WHAT TO PRODUCE
Starting with the first line of the listing, quote each line exactly until and including the one with "ax = fig.add_axes([52", leaving pictures out.

++++++

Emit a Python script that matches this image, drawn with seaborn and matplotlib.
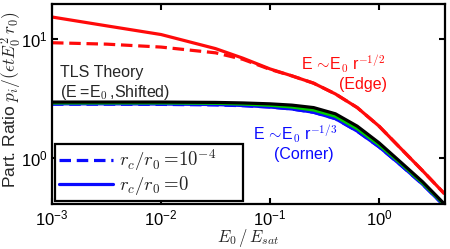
import numpy as np
import pandas as pd
import matplotlib
matplotlib.use("Agg")
import matplotlib.pyplot as plt
import seaborn as sns
from matplotlib.lines import Line2D
from matplotlib.ticker import NullLocator

# ---- data (log10 of E0/Esat) ----
log_e = [-3.0, -2.5, -2.0, -1.5, -1.25, -1.0, -0.8, -0.6, -0.4, -0.2, 0.0, 0.2, 0.4, 0.6]
edge_rc0 = [15.3, 12.9, 10.9, 8.3, 6.9, 5.6, 4.9, 4.25, 3.45, 2.65, 1.85, 1.2, 0.78, 0.50]
edge_rc4 = [9.3, 9.05, 8.55, 7.65, 6.75, 5.55, 4.9, 4.25, 3.45, 2.65, 1.85, 1.2, 0.78, 0.50]
tls = [2.95, 2.95, 2.95, 2.93, 2.90, 2.85, 2.78, 2.65, 2.35, 1.85, 1.34, 0.92, 0.63, 0.41]
mid = [2.90, 2.90, 2.90, 2.88, 2.84, 2.77, 2.68, 2.53, 2.24, 1.76, 1.29, 0.90, 0.615, 0.405]
corner_rc0 = [2.85, 2.85, 2.84, 2.81, 2.76, 2.68, 2.58, 2.42, 2.14, 1.68, 1.24, 0.87, 0.60, 0.395]
corner_rc4 = [2.83, 2.83, 2.82, 2.79, 2.75, 2.68, 2.58, 2.42, 2.14, 1.68, 1.24, 0.87, 0.60, 0.395]

x_ticks = [1e-3, 1e-2, 1e-1, 1e0]
y_ticks = [1e0, 1e1]
legend_labels = [r"$r_c/r_0=\!10^{-4}$", r"$r_c/r_0=\!0$"]

E = 10.0 ** np.array(log_e)
series = {
    "corner_rc0": corner_rc0,
    "corner_rc4": corner_rc4,
    "mid": mid,
    "tls": tls,
    "edge_rc4": edge_rc4,
    "edge_rc0": edge_rc0,
}
df = pd.concat(
    [pd.DataFrame({"E": E, "p": v, "series": k}) for k, v in series.items()],
    ignore_index=True,
)

sns.set_theme(style="ticks")
plt.rcParams["font.family"] = ["Liberation Sans", "DejaVu Sans"]
plt.rcParams["mathtext.fontset"] = "cm"

fig = plt.figure(figsize=(4.5, 2.49), dpi=100)
ax = fig.add_axes([52 / 450, 1 - 204 / 249, 393 / 450, 200 / 249])

RED = "#ff0a0a"
BLUE = "#0a0aff"
GREEN = "#00cc00"
lw = 2.3
styles = {
    "corner_rc0": dict(color=BLUE, dashes=False),
    "corner_rc4": dict(color=BLUE, dashes=True),
    "mid": dict(color=GREEN, dashes=False),
    "tls": dict(color="black", dashes=False),
    "edge_rc4": dict(color=RED, dashes=True),
    "edge_rc0": dict(color=RED, dashes=False),
}
for name in series:
    sub = df[df["series"] == name]
    st = styles[name]
    sns.lineplot(data=sub, x="E", y="p", ax=ax, color=st["color"],
                 linewidth=lw, legend=False, estimator=None, sort=True)
    ln = ax.get_lines()[-1]
    if st["dashes"]:
        ln.set_dashes((3.6, 1.8))
    ln.set_solid_capstyle("butt")

ax.set_xscale("log")
ax.set_yscale("log")
ax.set_xlim(1e-3, 10 ** 0.605)
ax.set_ylim(10 ** -0.387, 10 ** 1.294)
ax.set_xticks(x_ticks)
ax.set_yticks(y_ticks)
ax.xaxis.set_minor_locator(NullLocator())
ax.yaxis.set_minor_locator(NullLocator())
ax.tick_params(which="major", direction="in", length=4.5, width=1.5,
               top=True, right=True, labelsize=12, pad=3, colors="black")
for sp in ax.spines.values():
    sp.set_linewidth(1.6)
    sp.set_color("black")
    sp.set_visible(True)
ax.set_facecolor("white")

ax.set_xlabel(r"$E_0\,/\,E_{sat}$", fontsize=12, labelpad=-1)
ax.set_ylabel(r"Part. Ratio $p_i/(\epsilon t E_0^2\, r_0)$", fontsize=12.5, labelpad=0)
ax.yaxis.set_label_coords(-0.072, 0.52)

tr = ax.transAxes
def px(x, y):
    return ((x - 52) / 393, (204 - y) / 200)

ax.text(*px(60, 72), "TLS Theory", transform=tr, fontsize=11.5, va="center", ha="left")
ax.text(*px(60, 93), r"(E$\;$=E$_\mathsf{0}$$\,$,Shifted)", transform=tr, fontsize=11.5,
        va="center", ha="left")
ax.text(*px(385, 64), r"E$\,\sim\!$E$_\mathsf{0}$ r$^\mathsf{-1/2}$", transform=tr,
        fontsize=11.5, va="center", ha="right", color=RED)
ax.text(*px(387, 84), "(Edge)", transform=tr, fontsize=11.5, va="center", ha="right",
        color=RED)
ax.text(*px(337, 134), r"E$\,\sim\!$E$_\mathsf{0}$ r$^\mathsf{-1/3}$", transform=tr,
        fontsize=11.5, va="center", ha="right", color=BLUE)
ax.text(*px(334, 155), "(Corner)", transform=tr, fontsize=11.5, va="center", ha="right",
        color=BLUE)

handles = [
    Line2D([], [], color=BLUE, lw=lw, dashes=(3.6, 1.8)),
    Line2D([], [], color=BLUE, lw=lw),
]
leg = ax.legend(handles, legend_labels, loc="lower left",
                bbox_to_anchor=(3 / 393, 3 / 200, 188 / 393, 56 / 200), mode="expand",
                fontsize=13.5, frameon=True, fancybox=False, shadow=False,
                framealpha=1, edgecolor="black", handlelength=2.9, handletextpad=0.3,
                borderpad=0.2, labelspacing=0.05, borderaxespad=0)
leg.get_frame().set_linewidth(1.6)

fig.savefig("out.png", dpi=100)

++++++

PROBLEM SOLUTION
Emit a Python script that matches this image, drawn with seaborn and matplotlib.
import numpy as np
import pandas as pd
import matplotlib
matplotlib.use("Agg")
import matplotlib.pyplot as plt
import seaborn as sns
from matplotlib.lines import Line2D
from matplotlib.ticker import NullLocator

# ---- data (log10 of E0/Esat) ----
log_e = [-3.0, -2.5, -2.0, -1.5, -1.25, -1.0, -0.8, -0.6, -0.4, -0.2, 0.0, 0.2, 0.4, 0.6]
edge_rc0 = [15.3, 12.9, 10.9, 8.3, 6.9, 5.6, 4.9, 4.25, 3.45, 2.65, 1.85, 1.2, 0.78, 0.50]
edge_rc4 = [9.3, 9.05, 8.55, 7.65, 6.75, 5.55, 4.9, 4.25, 3.45, 2.65, 1.85, 1.2, 0.78, 0.50]
tls = [2.95, 2.95, 2.95, 2.93, 2.90, 2.85, 2.78, 2.65, 2.35, 1.85, 1.34, 0.92, 0.63, 0.41]
mid = [2.90, 2.90, 2.90, 2.88, 2.84, 2.77, 2.68, 2.53, 2.24, 1.76, 1.29, 0.90, 0.615, 0.405]
corner_rc0 = [2.85, 2.85, 2.84, 2.81, 2.76, 2.68, 2.58, 2.42, 2.14, 1.68, 1.24, 0.87, 0.60, 0.395]
corner_rc4 = [2.83, 2.83, 2.82, 2.79, 2.75, 2.68, 2.58, 2.42, 2.14, 1.68, 1.24, 0.87, 0.60, 0.395]

x_ticks = [1e-3, 1e-2, 1e-1, 1e0]
y_ticks = [1e0, 1e1]
legend_labels = [r"$r_c/r_0=\!10^{-4}$", r"$r_c/r_0=\!0$"]

E = 10.0 ** np.array(log_e)
series = {
    "corner_rc0": corner_rc0,
    "corner_rc4": corner_rc4,
    "mid": mid,
    "tls": tls,
    "edge_rc4": edge_rc4,
    "edge_rc0": edge_rc0,
}
df = pd.concat(
    [pd.DataFrame({"E": E, "p": v, "series": k}) for k, v in series.items()],
    ignore_index=True,
)

sns.set_theme(style="ticks")
plt.rcParams["font.family"] = ["Liberation Sans", "DejaVu Sans"]
plt.rcParams["mathtext.fontset"] = "cm"

fig = plt.figure(figsize=(4.5, 2.49), dpi=100)
ax = fig.add_axes([52 / 450, 1 - 204 / 249, 393 / 450, 200 / 249])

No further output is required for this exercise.